– Major Tokyo-based bitcoin exchange Mt. Gox goes dark (Al Jazeera, Feb 25, 2014):
The company’s closure could be a disastrous blow for the exotic new form of money
A major Bitcoin exchange has gone bust after secretly racking up catastrophic losses, other virtual currency companies said Tuesday – a potentially disastrous blow for the exotic new form of money.
The website of Tokyo-based Mt. Gox was showing a blank page Tuesday. The glitch followed the resignation on Sunday of Mt. Gox CEO Mark Karpeles from the board of the Bitcoin Foundation, a group seeking legitimacy for the currency, and a withdrawal ban imposed at the exchange earlier this month.
Karpeles emailed a statement to Reuters on Tuesday, saying, “We should have an official announcement ready soon-ish. We are currently at a turning point for the business. I can’t tell much more for now as this also involves other parties.”
Prominent members of the Bitcoin community – including San Francisco-based wallet service Coinbase and Chinese exchange BTC China – sought to shore up confidence in the currency by saying in a statement that Mt.
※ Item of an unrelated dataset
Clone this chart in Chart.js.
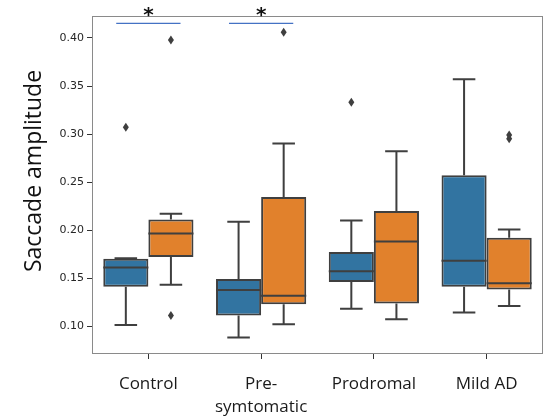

Gox’s collapse was an isolated case of mismanagement. They said it had abused users’ trust, but they did not offer details on how.
“As with any new industry, there are certain bad actors that need to be weeded out, and that is what we are seeing today,” the statement said.
Documents purportedly leaked from the company laid out the scale of the problem. An 11-page “Crisis Strategy Draft” published on the blog of entrepreneur and Bitcoin enthusiast Ryan Selkis said that 740,000 bitcoins are missing from Mt. Gox – that amount roughly translates to hundreds of millions of dollars’ worth of losses, although figures are fuzzy given Bitcoin’s extreme volatility.
“At the risk of appearing hyperbolic, this could be the end of Bitcoin, at least for most of the public,” the draft said.
In a post to his blog, Selkis said that the document was handed to him by a “reliable source,” and that several people close to the company had confirmed the figures. Reached by phone, he declined further comment.
The scandal may cost Bitcoin enthusiasts.
At the Tokyo office tower housing Mt. Gox, Bitcoin trader Kolin Burgess said he had picketed the building since Feb. 14 after flying in from London, hoping to get back $320,000 he has tied up in the currency with Mt. Gox.
“I may have lost all of my money,” said Burgess, next to signs asking if Mt. Gox is bankrupt. “It hasn’t shaken my trust in Bitcoin, but it has shaken my trust in Bitcoin exchanges.”
A security officer at the office tower said no one from Mt. Gox was in the building.
“I have no idea” where they are, said Burgess, the trader. “I’m both annoyed and worried.”
On Bitcoin exchanges, within hours of the site going blank the currency’s value had fallen to about $470 from $550 – a figure already down more than 50 percent on the price of $1,200 per bitcoin reached on Mt. Gox three months ago.
The disappearance of Mt. Gox could spell trouble for Bitcoin, which was started in 2009 as a currency free from government controls. Bitcoin’s promoters say the currency’s design makes it impossible to counterfeit and difficult to manipulate, and the virtual money has won an eclectic mix of die-hard fans, including libertarians, tech enthusiasts and adventurous investors.
But the currency has struggled to shake off its associations with criminality, particularly its role in powering the now-defunct online drug marketplace Silk Road. Just last month, another member of the Bitcoin Foundation, vice chairman Charlie Shrem, was arrested at New York’s JFK Airport on charges of money laundering.
Authorities have recently taken an increasingly hard look at Bitcoin and related virtual currencies including Litecoin, Namecoin, Ripple, and countless others. Some countries, including Russia, have effectively banned the currency. In other jurisdictions authorities are weighing whether to try to tame the marketplace through licenses or other mechanisms.
Even if Mt. Gox doesn’t drag Bitcoin down with it, there’s fear that the exchange’s demise will push officials to take an even more skeptical stance.